The Sierra Club tossed its support behind a move to unionize a major Tesla plant in New York, even as company CEO Elon Musk continues pushing back against unionizing efforts — the group and the tech tycoon share a famously close relationship.

The campaign involves hundreds of employees at Tesla’s solar panel facility in Buffalo and includes International Brotherhood of Electric Workers. Unionizing the shop could seriously hamper the company’s ability to bring thousands of jobs to New York within a decade.

The Sierra Club is apparently on board with the idea.

“The Sierra Club strongly supports workers in Buffalo and all those across the country working to build unions to advocate for safe conditions and family-sustaining wages as they help tackle the climate crisis,” the group noted in a statement Friday.

“With that growth and innovation, Tesla also has the opportunity to serve as a model for how successful clean energy companies treat and relate to their workers,” the statement concluded.

Sierra Club’s maneuvering on the issue is surprising given the group’s close connections to Musk.

Musk asked the activist group’s executive director in July to publicize an anonymous $6 million donation he made to the group in 2018, presumably to distract from donations the entrepreneur made to the GOP. His request came the same month Musk sought funding from Saudi Arabia.

Musk called Sierra Club’s executive director, Michael Brune, on July 18 and asked that he make public the sizable contributions. He also enlisted Brune to vouch for him on Twitter to quell a firestorm over the billionaire’s $38,900 contribution to a committee supporting the GOP in the midterm elections.

Neither Sierra Club nor Tesla have responded to The Daily Caller News Foundation’s request for comment about Musk’s take on the group’s support. Musk has not weighed in on the effort, but he has previously harshly criticized past unionizing efforts.

The United Automobile Workers (UAW) union confirmed in 2017 that Tesla employees approached them about unionizing the company’s main California assembly plant. The Silicon Valley billionaire was not happy.

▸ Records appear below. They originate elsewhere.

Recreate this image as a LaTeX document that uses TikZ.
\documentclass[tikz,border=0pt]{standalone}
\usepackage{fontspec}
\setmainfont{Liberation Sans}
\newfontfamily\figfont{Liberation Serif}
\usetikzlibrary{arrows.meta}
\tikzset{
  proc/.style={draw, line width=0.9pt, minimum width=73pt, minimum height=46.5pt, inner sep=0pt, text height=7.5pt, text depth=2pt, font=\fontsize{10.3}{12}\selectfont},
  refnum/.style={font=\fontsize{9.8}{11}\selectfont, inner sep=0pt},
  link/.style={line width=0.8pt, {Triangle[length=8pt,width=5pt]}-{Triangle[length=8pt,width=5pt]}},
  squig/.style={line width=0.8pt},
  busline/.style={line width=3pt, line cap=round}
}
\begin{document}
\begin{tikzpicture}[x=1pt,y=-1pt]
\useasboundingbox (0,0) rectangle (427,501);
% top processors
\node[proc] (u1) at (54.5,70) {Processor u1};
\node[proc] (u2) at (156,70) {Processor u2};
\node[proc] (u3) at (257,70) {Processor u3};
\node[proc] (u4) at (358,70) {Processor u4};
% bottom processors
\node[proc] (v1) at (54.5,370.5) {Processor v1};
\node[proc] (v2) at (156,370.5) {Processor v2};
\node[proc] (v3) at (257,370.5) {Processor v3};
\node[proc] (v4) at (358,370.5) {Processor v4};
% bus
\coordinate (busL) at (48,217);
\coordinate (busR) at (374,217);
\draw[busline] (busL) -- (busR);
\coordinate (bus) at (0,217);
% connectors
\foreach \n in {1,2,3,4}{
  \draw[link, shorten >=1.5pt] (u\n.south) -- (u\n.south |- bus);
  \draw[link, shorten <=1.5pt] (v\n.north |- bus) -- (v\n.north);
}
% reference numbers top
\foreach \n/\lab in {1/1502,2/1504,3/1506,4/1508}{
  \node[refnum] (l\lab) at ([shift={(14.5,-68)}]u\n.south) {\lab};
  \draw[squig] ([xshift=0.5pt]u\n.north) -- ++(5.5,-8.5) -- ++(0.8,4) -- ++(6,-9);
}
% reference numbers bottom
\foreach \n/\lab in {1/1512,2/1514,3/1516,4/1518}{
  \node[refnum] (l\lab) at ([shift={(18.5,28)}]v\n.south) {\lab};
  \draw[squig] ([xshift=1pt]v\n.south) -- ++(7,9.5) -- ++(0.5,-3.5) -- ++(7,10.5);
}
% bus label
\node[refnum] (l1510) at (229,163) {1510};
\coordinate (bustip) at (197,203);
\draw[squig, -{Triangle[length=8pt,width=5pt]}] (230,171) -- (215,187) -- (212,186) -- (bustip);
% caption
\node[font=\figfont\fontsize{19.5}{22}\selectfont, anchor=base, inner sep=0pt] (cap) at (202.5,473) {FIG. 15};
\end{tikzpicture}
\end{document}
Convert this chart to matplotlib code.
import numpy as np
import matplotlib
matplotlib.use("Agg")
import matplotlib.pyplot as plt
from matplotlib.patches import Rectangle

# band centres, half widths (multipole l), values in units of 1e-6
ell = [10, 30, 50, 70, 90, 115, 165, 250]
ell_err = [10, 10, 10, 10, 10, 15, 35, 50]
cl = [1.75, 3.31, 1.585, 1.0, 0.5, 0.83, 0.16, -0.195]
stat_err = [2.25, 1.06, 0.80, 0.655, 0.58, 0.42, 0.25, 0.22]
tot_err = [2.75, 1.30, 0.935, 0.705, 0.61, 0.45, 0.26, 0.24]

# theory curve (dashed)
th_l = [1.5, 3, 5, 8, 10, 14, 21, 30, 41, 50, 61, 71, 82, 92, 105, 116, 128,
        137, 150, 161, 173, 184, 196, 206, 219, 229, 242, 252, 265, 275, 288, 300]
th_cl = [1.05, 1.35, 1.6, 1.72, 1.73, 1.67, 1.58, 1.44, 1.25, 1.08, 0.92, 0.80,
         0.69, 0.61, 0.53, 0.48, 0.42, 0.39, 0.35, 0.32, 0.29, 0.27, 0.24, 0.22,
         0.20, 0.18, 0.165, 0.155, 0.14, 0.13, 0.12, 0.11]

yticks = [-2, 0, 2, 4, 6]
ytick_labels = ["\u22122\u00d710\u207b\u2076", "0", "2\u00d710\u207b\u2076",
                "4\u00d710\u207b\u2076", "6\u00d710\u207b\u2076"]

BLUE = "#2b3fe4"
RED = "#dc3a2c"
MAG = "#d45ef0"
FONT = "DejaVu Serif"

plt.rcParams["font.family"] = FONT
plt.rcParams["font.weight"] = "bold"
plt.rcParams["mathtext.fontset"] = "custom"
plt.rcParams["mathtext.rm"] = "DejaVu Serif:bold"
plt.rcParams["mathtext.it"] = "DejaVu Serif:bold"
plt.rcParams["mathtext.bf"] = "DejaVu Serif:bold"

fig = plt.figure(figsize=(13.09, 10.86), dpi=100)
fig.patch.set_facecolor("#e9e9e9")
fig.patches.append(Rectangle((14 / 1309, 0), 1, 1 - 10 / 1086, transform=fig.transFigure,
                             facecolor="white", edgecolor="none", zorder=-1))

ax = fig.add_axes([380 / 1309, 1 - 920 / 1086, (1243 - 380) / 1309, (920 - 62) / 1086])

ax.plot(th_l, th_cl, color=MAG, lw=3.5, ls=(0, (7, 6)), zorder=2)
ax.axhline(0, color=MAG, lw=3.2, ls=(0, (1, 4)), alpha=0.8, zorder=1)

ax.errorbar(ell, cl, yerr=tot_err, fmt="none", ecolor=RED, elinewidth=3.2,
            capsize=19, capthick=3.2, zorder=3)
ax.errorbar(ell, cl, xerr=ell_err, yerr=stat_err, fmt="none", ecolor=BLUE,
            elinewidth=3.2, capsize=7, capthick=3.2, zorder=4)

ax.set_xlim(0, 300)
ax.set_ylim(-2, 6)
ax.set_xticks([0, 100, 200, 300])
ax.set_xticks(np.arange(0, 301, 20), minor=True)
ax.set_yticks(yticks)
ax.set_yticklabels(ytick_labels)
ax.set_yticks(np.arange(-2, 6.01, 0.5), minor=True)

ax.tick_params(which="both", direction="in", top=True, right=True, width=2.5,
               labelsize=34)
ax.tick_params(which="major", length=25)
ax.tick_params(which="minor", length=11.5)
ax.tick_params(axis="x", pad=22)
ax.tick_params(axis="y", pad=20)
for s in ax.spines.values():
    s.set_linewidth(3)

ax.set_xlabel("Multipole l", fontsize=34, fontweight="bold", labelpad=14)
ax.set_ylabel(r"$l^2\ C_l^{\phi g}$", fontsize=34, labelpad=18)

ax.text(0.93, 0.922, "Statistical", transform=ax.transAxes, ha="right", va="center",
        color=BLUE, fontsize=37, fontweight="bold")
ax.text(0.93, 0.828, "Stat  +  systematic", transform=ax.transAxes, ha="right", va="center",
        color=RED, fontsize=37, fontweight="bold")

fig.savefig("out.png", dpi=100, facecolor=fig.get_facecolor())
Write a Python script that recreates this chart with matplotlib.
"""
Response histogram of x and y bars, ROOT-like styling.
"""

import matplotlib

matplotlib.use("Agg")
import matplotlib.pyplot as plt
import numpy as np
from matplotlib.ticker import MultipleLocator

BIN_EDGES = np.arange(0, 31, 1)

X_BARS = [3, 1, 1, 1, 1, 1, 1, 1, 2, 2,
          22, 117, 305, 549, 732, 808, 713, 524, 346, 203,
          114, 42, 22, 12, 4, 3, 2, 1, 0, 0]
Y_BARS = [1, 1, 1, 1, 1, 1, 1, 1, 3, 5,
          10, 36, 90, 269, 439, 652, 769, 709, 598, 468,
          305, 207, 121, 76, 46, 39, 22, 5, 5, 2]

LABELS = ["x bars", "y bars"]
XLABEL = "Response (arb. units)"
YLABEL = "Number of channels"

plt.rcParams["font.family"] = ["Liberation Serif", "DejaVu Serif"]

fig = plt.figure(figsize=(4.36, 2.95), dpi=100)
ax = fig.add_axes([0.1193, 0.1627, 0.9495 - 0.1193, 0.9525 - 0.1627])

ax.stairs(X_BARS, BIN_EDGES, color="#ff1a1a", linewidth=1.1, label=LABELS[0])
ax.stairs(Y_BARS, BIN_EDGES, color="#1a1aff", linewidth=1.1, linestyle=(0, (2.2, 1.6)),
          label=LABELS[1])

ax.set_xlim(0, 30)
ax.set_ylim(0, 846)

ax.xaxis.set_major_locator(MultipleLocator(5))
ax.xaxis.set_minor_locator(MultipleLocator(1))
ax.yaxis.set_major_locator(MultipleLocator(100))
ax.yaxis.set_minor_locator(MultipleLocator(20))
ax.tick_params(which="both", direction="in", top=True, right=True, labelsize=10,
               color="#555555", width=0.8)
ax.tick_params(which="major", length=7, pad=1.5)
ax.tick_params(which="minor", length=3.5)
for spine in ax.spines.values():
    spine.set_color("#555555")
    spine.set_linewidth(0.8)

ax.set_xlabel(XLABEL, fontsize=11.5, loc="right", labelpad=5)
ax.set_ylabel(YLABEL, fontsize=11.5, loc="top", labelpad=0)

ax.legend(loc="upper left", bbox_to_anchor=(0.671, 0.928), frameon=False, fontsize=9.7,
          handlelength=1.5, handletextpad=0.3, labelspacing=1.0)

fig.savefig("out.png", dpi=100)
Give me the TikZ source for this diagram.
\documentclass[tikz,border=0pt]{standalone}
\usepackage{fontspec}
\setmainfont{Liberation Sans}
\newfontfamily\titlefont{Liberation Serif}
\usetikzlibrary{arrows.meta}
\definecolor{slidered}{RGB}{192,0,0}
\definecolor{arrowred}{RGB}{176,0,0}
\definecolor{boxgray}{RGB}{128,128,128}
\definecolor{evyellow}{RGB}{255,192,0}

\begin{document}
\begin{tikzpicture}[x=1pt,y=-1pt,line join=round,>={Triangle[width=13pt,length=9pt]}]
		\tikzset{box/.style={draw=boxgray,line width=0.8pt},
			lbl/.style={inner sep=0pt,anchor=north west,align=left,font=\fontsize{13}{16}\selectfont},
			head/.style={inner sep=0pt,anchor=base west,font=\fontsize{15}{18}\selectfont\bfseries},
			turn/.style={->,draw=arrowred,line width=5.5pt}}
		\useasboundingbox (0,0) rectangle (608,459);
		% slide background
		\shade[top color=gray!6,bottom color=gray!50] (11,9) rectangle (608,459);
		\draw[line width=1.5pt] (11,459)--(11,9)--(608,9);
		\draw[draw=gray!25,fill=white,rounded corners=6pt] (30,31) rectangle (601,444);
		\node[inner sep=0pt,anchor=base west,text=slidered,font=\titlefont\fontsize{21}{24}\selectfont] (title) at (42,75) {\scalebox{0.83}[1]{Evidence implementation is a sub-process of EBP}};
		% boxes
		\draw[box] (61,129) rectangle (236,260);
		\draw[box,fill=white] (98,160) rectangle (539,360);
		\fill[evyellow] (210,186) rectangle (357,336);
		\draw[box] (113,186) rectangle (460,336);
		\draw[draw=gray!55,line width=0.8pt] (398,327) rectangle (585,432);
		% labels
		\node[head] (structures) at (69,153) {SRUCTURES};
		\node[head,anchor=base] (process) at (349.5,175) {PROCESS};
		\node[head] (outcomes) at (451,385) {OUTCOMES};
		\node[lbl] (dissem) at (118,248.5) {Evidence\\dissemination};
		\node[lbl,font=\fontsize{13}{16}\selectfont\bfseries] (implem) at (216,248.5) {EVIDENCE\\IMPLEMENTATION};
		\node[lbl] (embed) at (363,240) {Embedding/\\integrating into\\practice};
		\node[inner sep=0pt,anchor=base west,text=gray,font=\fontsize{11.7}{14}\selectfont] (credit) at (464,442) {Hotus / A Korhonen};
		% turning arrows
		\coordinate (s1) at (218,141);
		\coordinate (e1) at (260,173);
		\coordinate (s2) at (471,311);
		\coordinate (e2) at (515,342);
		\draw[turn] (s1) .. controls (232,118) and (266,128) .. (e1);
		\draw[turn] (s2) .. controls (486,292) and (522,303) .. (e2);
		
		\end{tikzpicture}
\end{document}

UAW later dispelled claims Musk made at the time suggesting former Tesla employee Jose Moran “is not and has not been paid by the UAW.” He accused Moran, who helped kick-start the unionizing effort, of being a union stooge paid to “agitate for a union.”

“Our understanding is that this guy was paid by the UAW to join Tesla and agitate for a union,” Musk said on Twitter. “Frankly, I find this attack to be morally outrageous. Tesla is the last car company left in California, because costs are so high.”

Unionizing the Buffalo plant could hurt the company’s ability to ratchet up employment at the solar panel factory. Tesla made a commitment in 2016 to create 1,460 jobs at the Buffalo factory and hire 5,000 employees in New York in exchange for the state spending $750 million to build and equip the plant. The company must pay penalties of as much as $41.2 million for every year it falls short.

A Tesla representative told reporters the company pays $16.20 an hour and give them benefits.

“We offer wages and benefits that exceed those of other comparable manufacturing jobs in the region, and we recently increased our base pay even further,” Tesla said in a press statement.